DATASET SECTION:

=-=-=

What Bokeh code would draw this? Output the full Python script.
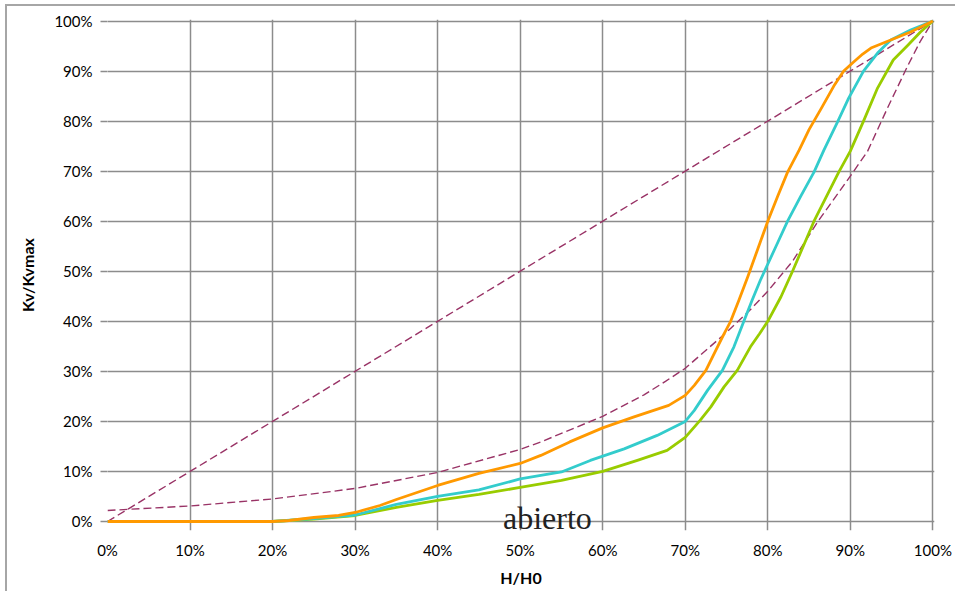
from bokeh.plotting import figure
from bokeh.models import Range1d, FixedTicker, Label
from bokeh.embed import file_html
from bokeh.resources import INLINE

# ---- data (percent) ----
tick_vals = [0, 10, 20, 30, 40, 50, 60, 70, 80, 90, 100]
tick_labels = ["0%", "10%", "20%", "30%", "40%", "50%", "60%", "70%", "80%", "90%", "100%"]

orange_x = [0, 20, 22, 25, 28, 30, 33, 35, 40, 45, 50, 52.5, 56, 60, 63.8, 68, 70, 71.1, 72.5, 73.7, 74.7,
            75.5, 76.5, 77.6, 78.8, 80, 81.2, 82.4, 83.8, 85, 86.5, 88, 89.2, 90.4, 91.5, 92.5, 94.9, 97.3, 100]
orange_y = [0, 0, 0.2, 0.8, 1.2, 1.8, 3.2, 4.4, 7.2, 9.6, 11.6, 13.2, 15.9, 18.7, 20.9, 23.2, 25.2, 27.2, 30.2, 34.2, 37.5,
            40, 44.2, 49, 54.5, 60, 65, 69.8, 74.2, 78.3, 82.6, 87, 90, 91.8, 93.4, 94.6, 96.2, 97.8, 100]

cyan_x = [0, 20, 25, 30, 35, 40, 45, 50, 55, 58.5, 62.6, 66.6, 70, 71.1, 72.7, 74.5, 75.9, 77.1, 78.1, 79.1, 79.6,
          81.0, 82.4, 84.0, 85.6, 86.8, 88.5, 89.8, 91.6, 93.3, 94.9, 97.3, 100]
cyan_y = [0, 0, 0.6, 1.3, 3.4, 5.0, 6.3, 8.5, 9.9, 12.2, 14.5, 17.2, 20.0, 22.2, 26.2, 30.2, 34.9, 40, 44.2, 48.2, 50,
          55, 60, 65, 69.8, 74.2, 80, 84.6, 90, 93.6, 96.2, 98.2, 100]

green_x = [0, 20, 25, 30, 35, 40, 45, 50, 55, 60, 64.2, 67.8, 70, 71.8, 73.1, 74.7, 76.3, 77.9, 79.0, 80, 81.6, 83,
           84.3, 85.6, 88.6, 90, 91.6, 93.3, 95.2, 97, 98.5, 100]
green_y = [0, 0, 0.5, 1.2, 2.8, 4.2, 5.4, 6.8, 8.2, 10, 12.2, 14.2, 16.8, 20.2, 22.9, 26.9, 30.2, 34.9, 37.5, 40, 44.9, 50,
           55, 60, 69.8, 74, 80, 86.6, 92.2, 95.2, 97.8, 100]

linear_x = [0, 100]
linear_y = [0, 100]

eqp_x = [0, 10, 20, 30, 40, 50, 52.5, 60, 65, 67.6, 70, 75, 77.7, 80, 83, 86.1, 90, 92.1, 94.5, 97, 98.5, 100]
eqp_y = [2.2, 3.1, 4.5, 6.6, 9.8, 14.4, 15.9, 21.0, 25.3, 28.0, 30.6, 37.8, 42, 46, 52, 60, 69, 74, 82.6, 91.2, 96, 100]

label_text = "abierto"

GRID = "#8c8c8c"
FONT = "Lato"

# frame extends a little below 0 so the vertical grid lines form the tick marks
# and the "abierto" label is not clipped
p = figure(width=950, height=587, x_range=Range1d(0, 100.2), y_range=Range1d(-1.8, 100.3),
           output_backend="svg", toolbar_location=None,
           min_border_left=100, min_border_right=23, min_border_top=13, min_border_bottom=63)
p.styles = {"margin-left": "5px", "margin-top": "4px",
            "border-left": "2px solid #a6a6a6", "border-top": "2px solid #a6a6a6"}
p.background_fill_color = "white"
p.border_fill_color = "white"
p.outline_line_color = None

for ax in (p.xaxis[0], p.yaxis[0]):
    ax.ticker = FixedTicker(ticks=tick_vals)
    ax.major_label_overrides = {v: l for v, l in zip(tick_vals, tick_labels)}
    ax.axis_line_color = GRID
    ax.axis_line_width = 1.5
    ax.major_tick_line_color = GRID
    ax.major_tick_line_width = 1.5
    ax.major_tick_out = 7
    ax.major_tick_in = 0
    ax.minor_tick_line_color = None
    ax.major_label_text_font = FONT
    ax.major_label_text_font_size = "15px"
    ax.major_label_text_color = "#000000"
    ax.axis_label_text_font = FONT
    ax.axis_label_text_font_size = "16px"
    ax.axis_label_text_font_style = "bold"
    ax.axis_label_text_color = "#000000"

p.xaxis.axis_line_color = None
p.xaxis.major_tick_out = 0
p.yaxis.axis_line_color = None
p.xaxis.axis_label = "H/H0"
p.yaxis.axis_label = "Kv/Kvmax"
p.xaxis.major_label_standoff = 10
p.yaxis.major_label_standoff = 8
p.xaxis.axis_label_standoff = 6
p.yaxis.axis_label_standoff = 14

for g in (p.xgrid[0], p.ygrid[0]):
    g.ticker = FixedTicker(ticks=tick_vals)
    g.grid_line_color = GRID
    g.grid_line_width = 1.5

# reference curves
p.line(linear_x, linear_y, line_color="#993366", line_width=1.4, line_dash="8 4")
p.line(eqp_x, eqp_y, line_color="#993366", line_width=1.4, line_dash="8 4")

# measured curves
p.line(green_x, green_y, line_color="#99CC00", line_width=2.8, line_join="round")
p.line(cyan_x, cyan_y, line_color="#33CCCC", line_width=2.8, line_join="round")
p.line(orange_x, orange_y, line_color="#FF9900", line_width=2.8, line_join="round")

lab = Label(x=53.3, y=0.6, text=label_text, text_font="Liberation Serif",
            text_font_size="32px", text_color="#222222", text_align="center",
            text_baseline="middle", level="overlay")
p.add_layout(lab)

open("out.html", "w").write(file_html(p, INLINE))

=-=-=

Omit the pictures and output all of the other material exactly.

What Bokeh code would draw this? Output the full Python script.
from bokeh.plotting import figure
from bokeh.models import Range1d, FixedTicker, Label
from bokeh.embed import file_html
from bokeh.resources import INLINE

# ---- data (percent) ----
tick_vals = [0, 10, 20, 30, 40, 50, 60, 70, 80, 90, 100]
tick_labels = ["0%", "10%", "20%", "30%", "40%", "50%", "60%", "70%", "80%", "90%", "100%"]

orange_x = [0, 20, 22, 25, 28, 30, 33, 35, 40, 45, 50, 52.5, 56, 60, 63.8, 68, 70, 71.1, 72.5, 73.7, 74.7,
            75.5, 76.5, 77.6, 78.8, 80, 81.2, 82.4, 83.8, 85, 86.5, 88, 89.2, 90.4, 91.5, 92.5, 94.9, 97.3, 100]
orange_y = [0, 0, 0.2, 0.8, 1.2, 1.8, 3.2, 4.4, 7.2, 9.6, 11.6, 13.2, 15.9, 18.7, 20.9, 23.2, 25.2, 27.2, 30.2, 34.2, 37.5,
            40, 44.2, 49, 54.5, 60, 65, 69.8, 74.2, 78.3, 82.6, 87, 90, 91.8, 93.4, 94.6, 96.2, 97.8, 100]

cyan_x = [0, 20, 25, 30, 35, 40, 45, 50, 55, 58.5, 62.6, 66.6, 70, 71.1, 72.7, 74.5, 75.9, 77.1, 78.1, 79.1, 79.6,
          81.0, 82.4, 84.0, 85.6, 86.8, 88.5, 89.8, 91.6, 93.3, 94.9, 97.3, 100]
cyan_y = [0, 0, 0.6, 1.3, 3.4, 5.0, 6.3, 8.5, 9.9, 12.2, 14.5, 17.2, 20.0, 22.2, 26.2, 30.2, 34.9, 40, 44.2, 48.2, 50,
          55, 60, 65, 69.8, 74.2, 80, 84.6, 90, 93.6, 96.2, 98.2, 100]

green_x = [0, 20, 25, 30, 35, 40, 45, 50, 55, 60, 64.2, 67.8, 70, 71.8, 73.1, 74.7, 76.3, 77.9, 79.0, 80, 81.6, 83,
           84.3, 85.6, 88.6, 90, 91.6, 93.3, 95.2, 97, 98.5, 100]
green_y = [0, 0, 0.5, 1.2, 2.8, 4.2, 5.4, 6.8, 8.2, 10, 12.2, 14.2, 16.8, 20.2, 22.9, 26.9, 30.2, 34.9, 37.5, 40, 44.9, 50,
           55, 60, 69.8, 74, 80, 86.6, 92.2, 95.2, 97.8, 100]

linear_x = [0, 100]
linear_y = [0, 100]

eqp_x = [0, 10, 20, 30, 40, 50, 52.5, 60, 65, 67.6, 70, 75, 77.7, 80, 83, 86.1, 90, 92.1, 94.5, 97, 98.5, 100]
eqp_y = [2.2, 3.1, 4.5, 6.6, 9.8, 14.4, 15.9, 21.0, 25.3, 28.0, 30.6, 37.8, 42, 46, 52, 60, 69, 74, 82.6, 91.2, 96, 100]

label_text = "abierto"

GRID = "#8c8c8c"
FONT = "Lato"

# frame extends a little below 0 so the vertical grid lines form the tick marks
# and the "abierto" label is not clipped
p = figure(width=950, height=587, x_range=Range1d(0, 100.2), y_range=Range1d(-1.8, 100.3),
           output_backend="svg", toolbar_location=None,
           min_border_left=100, min_border_right=23, min_border_top=13, min_border_bottom=63)
p.styles = {"margin-left": "5px", "margin-top": "4px",
            "border-left": "2px solid #a6a6a6", "border-top": "2px solid #a6a6a6"}
p.background_fill_color = "white"
p.border_fill_color = "white"
p.outline_line_color = None

for ax in (p.xaxis[0], p.yaxis[0]):
    ax.ticker = FixedTicker(ticks=tick_vals)
    ax.major_label_overrides = {v: l for v, l in zip(tick_vals, tick_labels)}
    ax.axis_line_color = GRID
    ax.axis_line_width = 1.5
    ax.major_tick_line_color = GRID
    ax.major_tick_line_width = 1.5
    ax.major_tick_out = 7
    ax.major_tick_in = 0
    ax.minor_tick_line_color = None
    ax.major_label_text_font = FONT
    ax.major_label_text_font_size = "15px"
    ax.major_label_text_color = "#000000"
    ax.axis_label_text_font = FONT
    ax.axis_label_text_font_size = "16px"
    ax.axis_label_text_font_style = "bold"
    ax.axis_label_text_color = "#000000"

p.xaxis.axis_line_color = None
p.xaxis.major_tick_out = 0
p.yaxis.axis_line_color = None
p.xaxis.axis_label = "H/H0"
p.yaxis.axis_label = "Kv/Kvmax"
p.xaxis.major_label_standoff = 10
p.yaxis.major_label_standoff = 8
p.xaxis.axis_label_standoff = 6
p.yaxis.axis_label_standoff = 14

for g in (p.xgrid[0], p.ygrid[0]):
    g.ticker = FixedTicker(ticks=tick_vals)
    g.grid_line_color = GRID
    g.grid_line_width = 1.5

# reference curves
p.line(linear_x, linear_y, line_color="#993366", line_width=1.4, line_dash="8 4")
p.line(eqp_x, eqp_y, line_color="#993366", line_width=1.4, line_dash="8 4")

# measured curves
p.line(green_x, green_y, line_color="#99CC00", line_width=2.8, line_join="round")
p.line(cyan_x, cyan_y, line_color="#33CCCC", line_width=2.8, line_join="round")
p.line(orange_x, orange_y, line_color="#FF9900", line_width=2.8, line_join="round")

lab = Label(x=53.3, y=0.6, text=label_text, text_font="Liberation Serif",
            text_font_size="32px", text_color="#222222", text_align="center",
            text_baseline="middle", level="overlay")
p.add_layout(lab)

open("out.html", "w").write(file_html(p, INLINE))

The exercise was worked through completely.